The advice was laden with assertions and the selective use of SC resolutions. Former Commonwealth Solicitor General Gavan Griffith QC called it “a fanciful proposition, an Alice in Wonderland inversion of meaning of plain words in the resolutions themselves.” Leading international jurists such as Hilary Charlesworth have dismissed the advice as flawed. She argues existing resolutions only authorised the use of force in the event of a further invasion by Iraq of Kuwait and a further resolution would be required to determine whether there had been a breach by Iraq severe enough to justify war. Indeed, for the thirty-four foremost Australian jurists who signed a February 2003 statement against the war, far from being legal, it may well constitute a war crime.
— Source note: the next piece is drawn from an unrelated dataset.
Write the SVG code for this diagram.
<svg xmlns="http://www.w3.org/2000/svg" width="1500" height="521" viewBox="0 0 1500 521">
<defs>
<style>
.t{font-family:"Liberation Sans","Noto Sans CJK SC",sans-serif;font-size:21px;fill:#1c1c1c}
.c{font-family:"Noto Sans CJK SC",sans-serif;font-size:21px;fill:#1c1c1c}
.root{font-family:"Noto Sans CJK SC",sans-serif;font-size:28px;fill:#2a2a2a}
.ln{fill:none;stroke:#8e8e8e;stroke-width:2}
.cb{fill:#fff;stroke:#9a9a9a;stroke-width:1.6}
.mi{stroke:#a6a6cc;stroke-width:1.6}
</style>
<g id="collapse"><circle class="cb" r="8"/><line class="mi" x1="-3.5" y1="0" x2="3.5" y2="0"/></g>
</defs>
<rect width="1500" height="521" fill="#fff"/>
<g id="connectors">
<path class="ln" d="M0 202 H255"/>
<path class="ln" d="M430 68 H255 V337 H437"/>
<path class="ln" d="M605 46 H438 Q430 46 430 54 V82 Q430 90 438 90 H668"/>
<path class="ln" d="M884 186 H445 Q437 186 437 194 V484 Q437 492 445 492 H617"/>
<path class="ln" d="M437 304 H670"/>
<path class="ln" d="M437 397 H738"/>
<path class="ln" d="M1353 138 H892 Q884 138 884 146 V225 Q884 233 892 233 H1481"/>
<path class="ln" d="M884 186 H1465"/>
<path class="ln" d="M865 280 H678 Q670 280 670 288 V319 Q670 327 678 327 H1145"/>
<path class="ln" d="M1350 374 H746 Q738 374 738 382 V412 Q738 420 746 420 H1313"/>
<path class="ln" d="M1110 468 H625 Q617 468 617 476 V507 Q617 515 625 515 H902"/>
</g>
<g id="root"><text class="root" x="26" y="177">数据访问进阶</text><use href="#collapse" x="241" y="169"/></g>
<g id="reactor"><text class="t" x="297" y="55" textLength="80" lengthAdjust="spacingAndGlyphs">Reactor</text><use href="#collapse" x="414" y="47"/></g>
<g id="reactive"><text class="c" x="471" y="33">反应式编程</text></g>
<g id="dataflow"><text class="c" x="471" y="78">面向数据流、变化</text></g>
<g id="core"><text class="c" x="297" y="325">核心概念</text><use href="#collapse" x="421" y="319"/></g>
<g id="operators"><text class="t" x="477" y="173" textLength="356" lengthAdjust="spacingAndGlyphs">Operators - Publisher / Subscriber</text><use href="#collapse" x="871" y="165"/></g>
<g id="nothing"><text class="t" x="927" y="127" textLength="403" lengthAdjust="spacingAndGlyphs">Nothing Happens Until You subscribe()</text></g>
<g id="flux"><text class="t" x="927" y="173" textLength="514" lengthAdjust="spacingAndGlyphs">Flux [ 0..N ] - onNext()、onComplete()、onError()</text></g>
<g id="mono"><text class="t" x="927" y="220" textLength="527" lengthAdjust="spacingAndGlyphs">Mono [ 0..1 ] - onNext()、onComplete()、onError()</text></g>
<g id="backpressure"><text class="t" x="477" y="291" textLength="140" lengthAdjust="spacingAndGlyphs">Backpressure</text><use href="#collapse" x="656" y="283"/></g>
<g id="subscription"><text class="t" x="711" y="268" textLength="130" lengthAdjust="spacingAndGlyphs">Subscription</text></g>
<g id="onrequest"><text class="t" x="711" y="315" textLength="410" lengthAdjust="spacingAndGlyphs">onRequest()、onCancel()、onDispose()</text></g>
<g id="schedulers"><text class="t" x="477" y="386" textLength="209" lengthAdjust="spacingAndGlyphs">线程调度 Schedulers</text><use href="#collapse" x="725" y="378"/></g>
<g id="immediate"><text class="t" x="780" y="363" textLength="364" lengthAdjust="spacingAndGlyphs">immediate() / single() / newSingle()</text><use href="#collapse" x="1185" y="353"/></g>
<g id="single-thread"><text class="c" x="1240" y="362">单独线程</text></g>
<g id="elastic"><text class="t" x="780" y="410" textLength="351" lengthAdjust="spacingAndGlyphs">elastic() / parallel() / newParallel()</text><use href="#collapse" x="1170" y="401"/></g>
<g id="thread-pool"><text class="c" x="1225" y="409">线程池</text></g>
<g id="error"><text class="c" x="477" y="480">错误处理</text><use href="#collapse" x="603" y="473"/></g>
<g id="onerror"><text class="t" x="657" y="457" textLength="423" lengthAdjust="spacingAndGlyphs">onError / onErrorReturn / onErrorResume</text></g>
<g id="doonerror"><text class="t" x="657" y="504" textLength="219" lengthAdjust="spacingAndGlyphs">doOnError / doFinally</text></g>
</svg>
Liberating an oppressed people

During most of the early debates on whether to invade Iraq, the Government did not focus much attention on Saddam’s human rights records, which was clearly consistent with Australia’s attitude when Iraq was still a strong trading partner. Human rights would get a mention generally as an afterthought. Answering questions at Howard’s National Press Club address in March 2003, he said, “… if Iraq had genuinely disarmed, I couldn’t justify on its own a military invasion of Iraq to change the regime. I’ve never advocated that. Much in all as I despise the regime.” This is a repeat of an earlier comment he made in September 2002 in the context of Saddam’s human rights record, when he said: “I have made it very plain … that my priority, the priority of the Australian Government, is getting rid of the weapons”.
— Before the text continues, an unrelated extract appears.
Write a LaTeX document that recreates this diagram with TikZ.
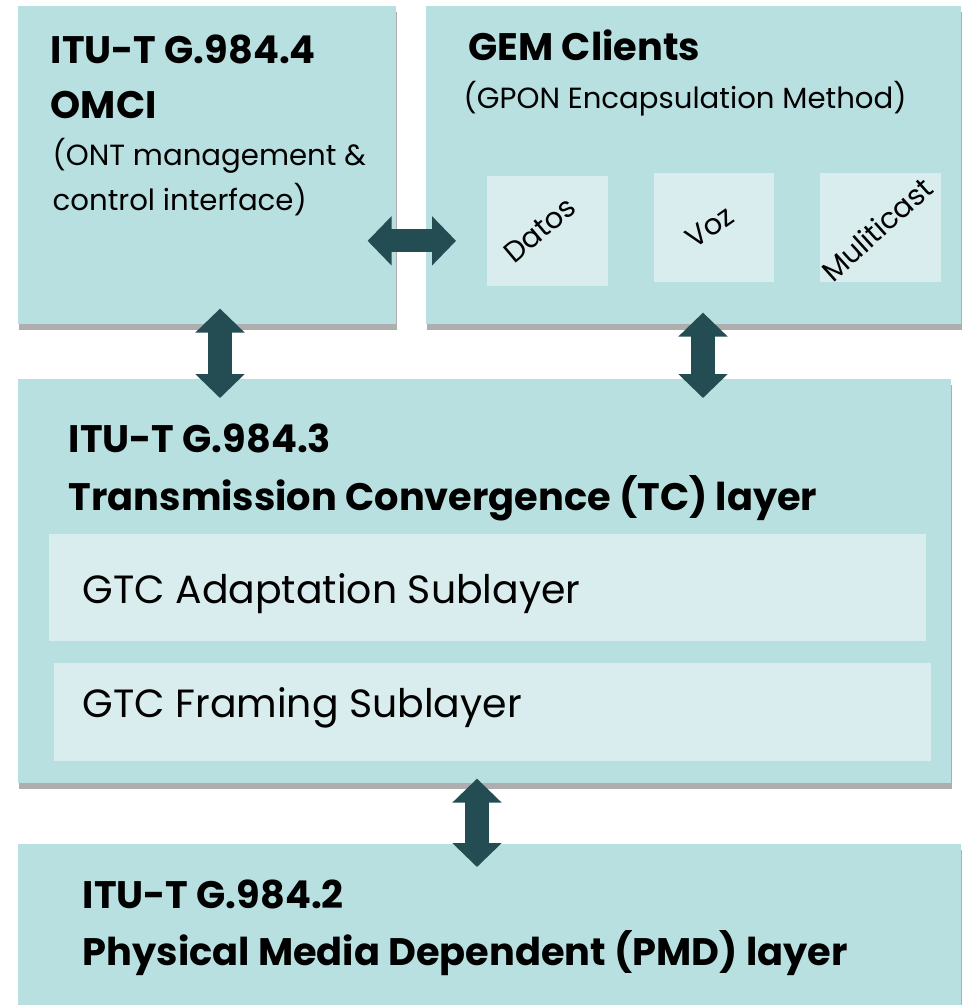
\documentclass[tikz,border=0pt]{standalone}
\usepackage{fontspec}
\setmainfont{Poppins}
\usetikzlibrary{arrows.meta, shadows}
\definecolor{boxfill}{RGB}{185,224,225}
\definecolor{subfill}{RGB}{218,237,238}
\definecolor{arrowcol}{RGB}{35,77,82}
\tikzstyle{layer} = [fill=boxfill,inner sep=0,anchor=north west,drop shadow={shadow xshift=0.01cm,shadow yshift=-0.06cm,opacity=0.45,fill=black!70}]
\tikzstyle{sublayer} = [fill=subfill,inner sep=0,anchor=north west]
\tikzstyle{head} = [anchor=base west,inner sep=0,font=\bfseries\fontsize{10.9}{13}\selectfont]
\tikzstyle{note} = [anchor=base west,inner sep=0,font=\fontsize{8.3}{10}\selectfont]
\tikzstyle{sub} = [anchor=base west,inner sep=0,font=\fontsize{11.2}{13}\selectfont]
\tikzstyle{tag} = [inner sep=0,font=\fontsize{8.2}{10}\selectfont]
\tikzstyle{link} = [line width=0.23cm,draw=arrowcol,{Triangle[width=0.48cm,length=0.24cm]}-{Triangle[width=0.48cm,length=0.24cm]}]

\begin{document}
\begin{tikzpicture}[x=0.01cm,y=-0.01cm]
\useasboundingbox (0,0) rectangle (965,1005);

\node [layer,minimum width=3.78cm,minimum height=3.18cm](omci) at (17,5) {};
\node [layer,minimum width=5.35cm,minimum height=3.18cm](gem) at (425,5) {};
\node [layer,minimum width=9.33cm,minimum height=4.04cm](tc) at (17,378) {};
\node [layer,minimum width=9.43cm,minimum height=1.70cm](pmd) at (17,843) {};

\node [sublayer,minimum width=1.21cm,minimum height=1.10cm](datos) at (486,175) {};
\node [sublayer,minimum width=1.20cm,minimum height=1.09cm](voz) at (653,172) {};
\node [sublayer,minimum width=1.21cm,minimum height=1.09cm](multi) at (819,172) {};
\node [sublayer,minimum width=8.77cm,minimum height=1.07cm](adapt) at (48,533) {};
\node [sublayer,minimum width=8.77cm,minimum height=0.98cm](framing) at (53,662) {};

\node [head](omcia) at (50,63) {ITU-T G.984.4};
\node [head](omcib) at (50,118) {OMCI};
\node [note](omcic) at (52,165) {(ONT management \&};
\node [note](omcid) at (52,210) {control interface)};

\node [head](gema) at (468,60) {GEM Clients};
\node [note](gemb) at (463,108) {(GPON Encapsulation Method)};
\node [tag,rotate=40](datost) at (540,230) {Datos};
\node [tag,rotate=35](vozt) at (710,227) {Voz};
\node [tag,rotate=42](multit) at (877,229) {Muliticast};

\node [head](tca) at (68,452) {ITU-T G.984.3};
\node [head](tcb) at (68,510) {Transmission Convergence (TC) layer};
\node [sub](adaptt) at (82,603) {GTC Adaptation Sublayer};
\node [sub](framingt) at (82,717) {GTC Framing Sublayer};

\node [head](pmda) at (82,908) {ITU-T G.984.2};
\node [head](pmdb) at (82,965) {Physical Media Dependent (PMD) layer};

\draw [link] ([xshift=-0.29cm,yshift=-0.76cm]omci.east) -- ([xshift=0.31cm,yshift=-0.76cm]gem.west);
\draw [link] (omci.south -| 220,0) ++(0,-16) -- ([yshift=-0.20cm]tc.north -| 220,0);
\draw [link] (gem.south -| 703,0) ++(0,-12) -- ([yshift=-0.20cm]tc.north -| 703,0);
\draw [link] (tc.south -| 477,0) ++(0,-5) -- ([yshift=-0.24cm]pmd.north -| 477,0);
\end{tikzpicture}
\end{document}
As it became clear that the public were not willing to support a war based on the elaborate continuing SC authorisation rationale and the re-reading of the self-defence principle, the Government began to push the moral and legal idea of “liberating an oppressed people”. Known as the “humanitarian intervention” rationale, it became the centrepiece for post-conflict justification for the war.
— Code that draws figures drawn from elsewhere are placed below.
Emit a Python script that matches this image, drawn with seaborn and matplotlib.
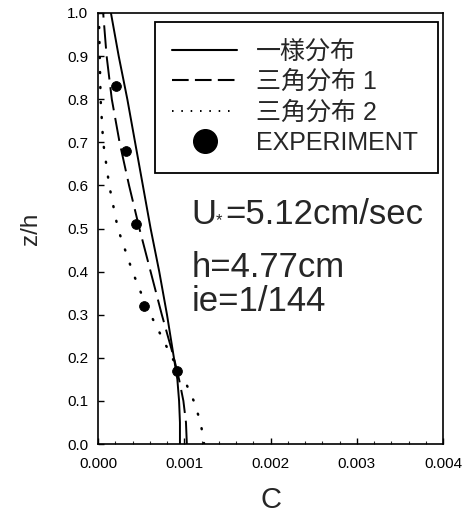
import numpy as np
import pandas as pd
import seaborn as sns
import matplotlib
matplotlib.use("Agg")
import matplotlib.pyplot as plt
from matplotlib.lines import Line2D
from matplotlib.ticker import MultipleLocator

# ---- data ----
z_levels = [0.0, 0.05, 0.1, 0.15, 0.2, 0.3, 0.4, 0.5, 0.6, 0.7, 0.8, 0.9, 1.0]
c_uniform = [0.00095, 0.00095, 0.00094, 0.00092, 0.00088, 0.00080, 0.00071,
             0.00061, 0.00052, 0.00043, 0.00034, 0.00024, 0.00015]
c_tri1 = [0.00103, 0.00102, 0.00099, 0.00094, 0.00088, 0.00074, 0.00061,
          0.00048, 0.00036, 0.00025, 0.00016, 0.00010, 0.00006]
z_tri2 = [0.0, 0.05, 0.1, 0.15, 0.2, 0.3, 0.35, 0.4, 0.5, 0.6, 0.7, 0.8, 0.9, 1.0]
c_tri2 = [0.00123, 0.00119, 0.00111, 0.00100, 0.00086, 0.00061, 0.00050,
          0.00040, 0.00023, 0.00013, 0.00006, 0.00003, 0.00002, 0.00001]
exp_c = [0.00021, 0.00032, 0.00044, 0.00053, 0.00092]
exp_z = [0.83, 0.68, 0.51, 0.32, 0.17]

labels = ["一様分布", "三角分布 1", "三角分布 2", "EXPERIMENT"]
x_ticks = [0.000, 0.001, 0.002, 0.003, 0.004]
x_ticklabels = ["0.000", "0.001", "0.002", "0.003", "0.004"]
y_ticks = [round(0.1 * i, 1) for i in range(11)]
ann_u_main, ann_u_sub, ann_u_rest = "U", "*", "=5.12cm/sec"
ann_h = "h=4.77cm"
ann_ie = "ie=1/144"

sns.set_theme(style="ticks")
plt.rcParams["font.family"] = ["Liberation Sans", "Noto Sans CJK JP", "DejaVu Sans"]

fig = plt.figure(figsize=(4.65, 5.26), dpi=100)
ax = fig.add_axes([98 / 465, 1 - 444 / 526, 345 / 465, 431 / 526])

df_u = pd.DataFrame({"C": c_uniform, "z": z_levels})
df_1 = pd.DataFrame({"C": c_tri1, "z": z_levels})
df_2 = pd.DataFrame({"C": c_tri2, "z": z_tri2})
df_e = pd.DataFrame({"C": exp_c, "z": exp_z})

sns.lineplot(data=df_u, x="C", y="z", sort=False, estimator=None, ax=ax,
             color="black", linewidth=1.4)
sns.lineplot(data=df_1, x="C", y="z", sort=False, estimator=None, ax=ax,
             color="black", linewidth=1.4)
ax.lines[-1].set_dashes([12, 4])
sns.lineplot(data=df_2, x="C", y="z", sort=False, estimator=None, ax=ax,
             color="black", linewidth=1.8)
ax.lines[-1].set_dashes([0.4, 5.6])
ax.lines[-1].set_dash_capstyle("round")
sns.scatterplot(data=df_e, x="C", y="z", ax=ax, color="black", s=50,
                edgecolor="black", zorder=5)

ax.set_xlim(0, 0.004)
ax.set_ylim(0, 1.0)
ax.set_xticks(x_ticks)
ax.set_xticklabels(x_ticklabels)
ax.set_yticks(y_ticks)
ax.set_yticklabels([f"{v:.1f}" for v in y_ticks])
ax.xaxis.set_minor_locator(MultipleLocator(0.0002))
ax.tick_params(axis="both", which="major", direction="in", length=4,
               width=1, labelsize=11, colors="black")
ax.tick_params(axis="x", which="major", pad=9)
ax.tick_params(axis="y", which="major", pad=7)
ax.tick_params(axis="x", which="minor", direction="in", length=2, width=0.8)
for sp in ax.spines.values():
    sp.set_color("black")
    sp.set_linewidth(1.2)

ax.set_xlabel("C", fontsize=21, labelpad=11)
ax.set_ylabel("z/h", fontsize=17.5, labelpad=18)

handles = [
    Line2D([], [], color="black", lw=1.5),
    Line2D([], [], color="black", lw=1.5, dashes=[8, 3]),
    Line2D([], [], color="black", lw=1.4, dashes=[0.8, 4]),
    Line2D([], [], color="black", lw=0, marker="o", markersize=17),
]
leg = ax.legend(handles, labels, loc="upper left",
                bbox_to_anchor=(0.165, 0.5, 0.82, 0.479), mode="expand",
                fontsize=18, handlelength=2.6, handletextpad=0.75,
                labelspacing=0.26, borderpad=0.7, fancybox=False,
                framealpha=1, edgecolor="black", borderaxespad=0)
leg.get_frame().set_linewidth(1.3)

fs_ann = 25
t_u = ax.text(0.00108, 0.532, ann_u_main, fontsize=fs_ann, va="center", ha="left")
ax.annotate(ann_u_sub, xy=(1, 0), xycoords=t_u, xytext=(0, 2),
            textcoords="offset points", fontsize=12, ha="left", va="bottom")
ax.annotate(ann_u_rest, xy=(1, 0), xycoords=t_u, xytext=(6.5, 0),
            textcoords="offset points", fontsize=fs_ann, ha="left", va="bottom")
ax.text(0.00108, 0.410, ann_h, fontsize=fs_ann, va="center", ha="left")
ax.text(0.00108, 0.330, ann_ie, fontsize=fs_ann, va="center", ha="left")

fig.savefig("out.png", dpi=100)
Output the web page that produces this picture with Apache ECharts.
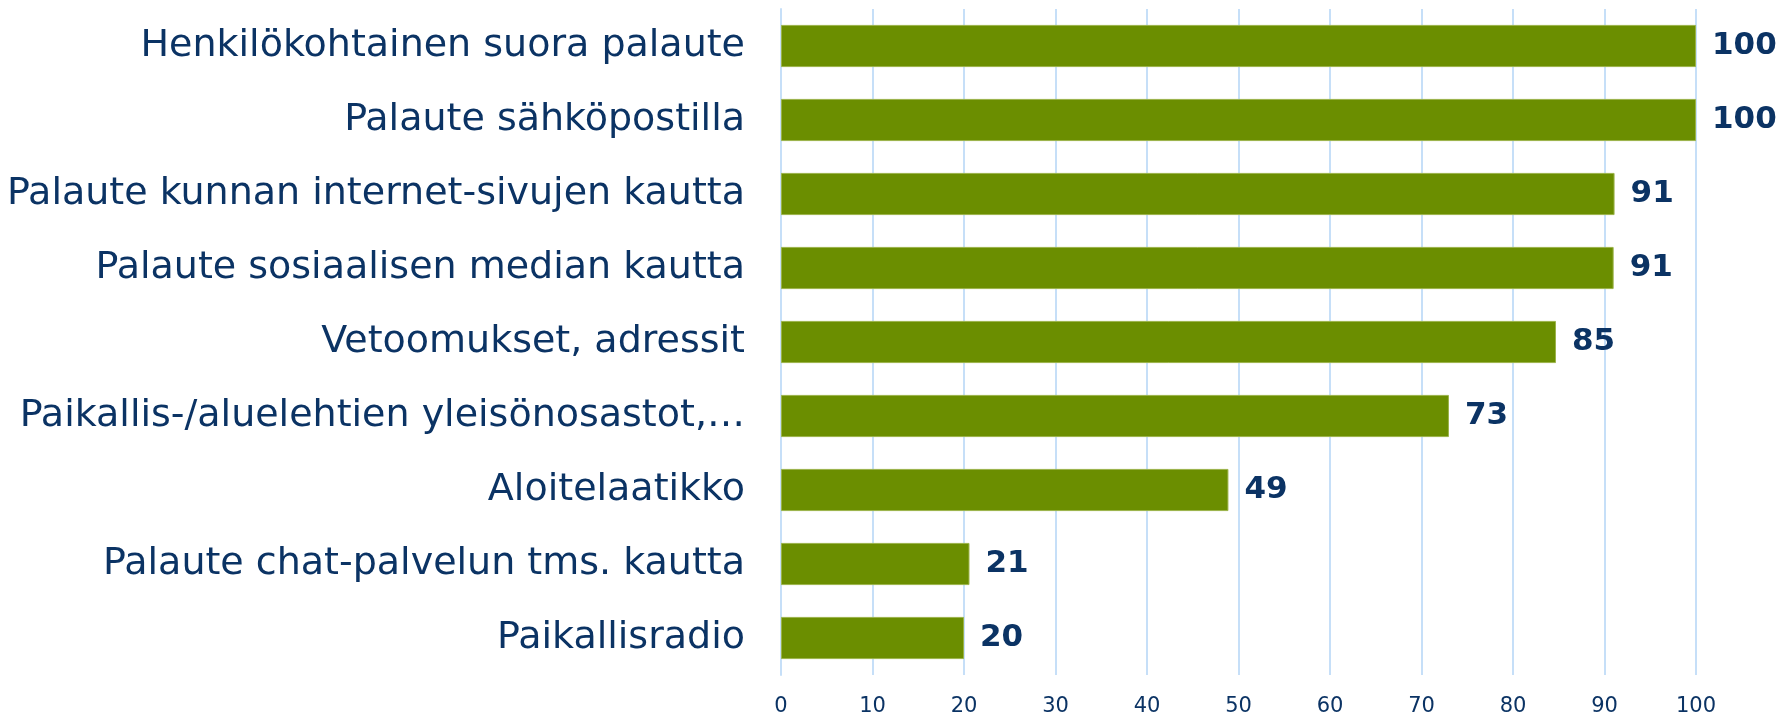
<!DOCTYPE html>
<html>
<head>
<meta charset="utf-8">
<script src="https://cdn.jsdelivr.net/npm/echarts@6/dist/echarts.min.js"></script>
<style>
  html, body { margin: 0; padding: 0; background: #fff; }
  #chart { width: 1783px; height: 717px; }
</style>
</head>
<body>
<div id="chart"></div>
<script>
// palautekanavat, ylhäältä alas
const categories = [
  "Henkilökohtainen suora palaute",
  "Palaute sähköpostilla",
  "Palaute kunnan internet-sivujen kautta",
  "Palaute sosiaalisen median kautta",
  "Vetoomukset, adressit",
  "Paikallis-/aluelehtien yleisönosastot,…",
  "Aloitelaatikko",
  "Palaute chat-palvelun tms. kautta",
  "Paikallisradio",
]
const values = [100, 100, 91.1, 91.0, 84.7, 73, 48.9, 20.6, 20]

const navy = "#0b3364"

const chart = echarts.init(document.getElementById("chart"))

chart.setOption({
  backgroundColor: "#fff",
  animation: false,
  grid: { left: 781, right: 87, top: 9, bottom: 40 },
  xAxis: {
    type: "value",
    min: 0,
    max: 100,
    interval: 10,
    axisLine: { show: false },
    axisTick: { show: false },
    axisLabel: { color: navy, fontSize: 21, fontFamily: "DejaVu Sans", margin: 21 },
    splitLine: { lineStyle: { color: "#c6dff8", width: 2 } },
  },
  yAxis: {
    type: "category",
    inverse: true,
    data: categories,
    axisLine: { show: true, lineStyle: { color: "#c6dff8", width: 2 } },
    axisTick: { show: false },
    axisLabel: { color: navy, fontSize: 38, fontFamily: "DejaVu Sans", margin: 36 },
  },
  series: [
    {
      type: "bar",
      data: values,
      barCategoryGap: "43%",
      itemStyle: { color: "#6b8e00", borderColor: "#9cb34a", borderWidth: 1 },
      label: {
        show: true,
        position: "right",
        distance: 16,
        color: navy,
        fontSize: 31,
        fontWeight: "bold",
        fontFamily: "DejaVu Sans",
        formatter: (p) => Math.round(p.value),
      },
    },
  ],
})
</script>
</body>
</html>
The humanitarian justification is an idea that states can morally and legitimately intervene by force in the affairs of another state in order to protect against or avert large-scale violations of the human rights of citizens of that state. This idea derives its authority from the need to balance state sovereignty with the moral necessity to act in the face of widespread suffering. Indeed, the SC under Article 42 of its Charter has in the past authorised military action against states by declaring that a situation is a “threat to international peace and security”.

Of the three members of the Coalition, Britain’s Tony Blair was by the far the most enthusiastic to have endorsed this principle. In a July 2003 conference of “progressive” world leaders, he caused controversy when he flagged the idea of the “responsibility to protect”, an emerging norm in the humanitarian intervention discourse. In a draft communiqué, which was later rejected by the conference, he suggested:

Where a population is suffering serious harm, as a result of internal war, insurgency, repression or state failure, and the state in question is unwilling or unable to halt or avert it, the principle of non-intervention yields to the international responsibility to protect.

This is a verbatim statement of one of the principles to come out of the International Commission on Intervention and State Sovereignty (ICISS)’s 2001 report, The Responsibility to Protect. As an abstract principle, few people would object to the idea of coercive intervention in situations of grave suffering, such as Rwanda in 1994 in which close to a million people were needlessly slaughtered. In practice, however, armed interventions almost inevitably come with its own humanitarian costs in term of “collateral damage” in both civilian death and damage to civilian infrastructure. More importantly, humanitarian interventions are almost always tied to great powers’ strategic priorities. When the strategic stakes are sufficiently high, rushing into war becomes all too tempting. The alternatives are non-military resolutions which are often limited in scope and can leave the undesirable status quo intact.

That is why the ICISS report also sets out principles aimed at restricting the circumstances in which intervention could occur. Blair and other members of the Coalition seemed to have ignored these inconvenient details. When these principles are measured against the facts leading up to the War on Iraq, the idea that the invasion was to liberate a suffering people begins to look hollow.

The requirements of “just cause” and “last resort” demand large-scale human suffering that cannot be prevented by other means. Such requirements may have been present when Saddam was gassing the Kurds and the Shi’ites, but not in early 2003 and not while UN weapons inspector Hans Blix was pleading for more time. But what is even more troubling for Coalition members wishing to use this argument is the requirement of “right intention”. The fact that the Australian Government had offered the humanitarian intervention rationale almost as an afterthought severely undermined the credibility of such reasoning. Howard’s insistence that the war was to “liberate an oppressed people” might also have rung true had his Government not been so devoted to deterring those fleeing from Saddam’s brutal dictatorship from seeking refuge in Australia by holding them in remote detention camps, and denying them their voice and legal status.

The peak US-based human rights organisation, Human Rights Watch, agrees. Its latest World Report ruled out the idea that Iraq war was a case of humanitarian intervention and warned against using the principle to justify the war as such. “If [the war’s] defenders continue to try to justify it as humanitarian when it was not, they risk undermining an institution that, despite all odds, has managed to maintain its viability in this new century as a tool for rescuing people from slaughter,” the report said.

Conclusion

The Government has given many noble reasons for going to war against Iraq and yet we are still left with the unsettling impression that the true reasons for war have not yet been fully revealed. The Government’s justifications appear to have been developed on the run, reflecting more or less the discursive twists and turns in the US and, less so, the UK. While various justifications were added and subtracted in public discussions over time, fostering the US-Australian alliance and the idea of “sticking by your mates” seems to have been the only original and consistent Government rationale. But this was not the main justification offered to us in the lead up to the war. When the interests of the world’s most powerful liberal democracy is equated with the interest of Australia and the rest of the world, honest and reasoned decision-making seems to have given way to an alliance-building agenda gone mad.

Minh Nguyen is a researcher at the Uniya Jesuit Social Justice Centre.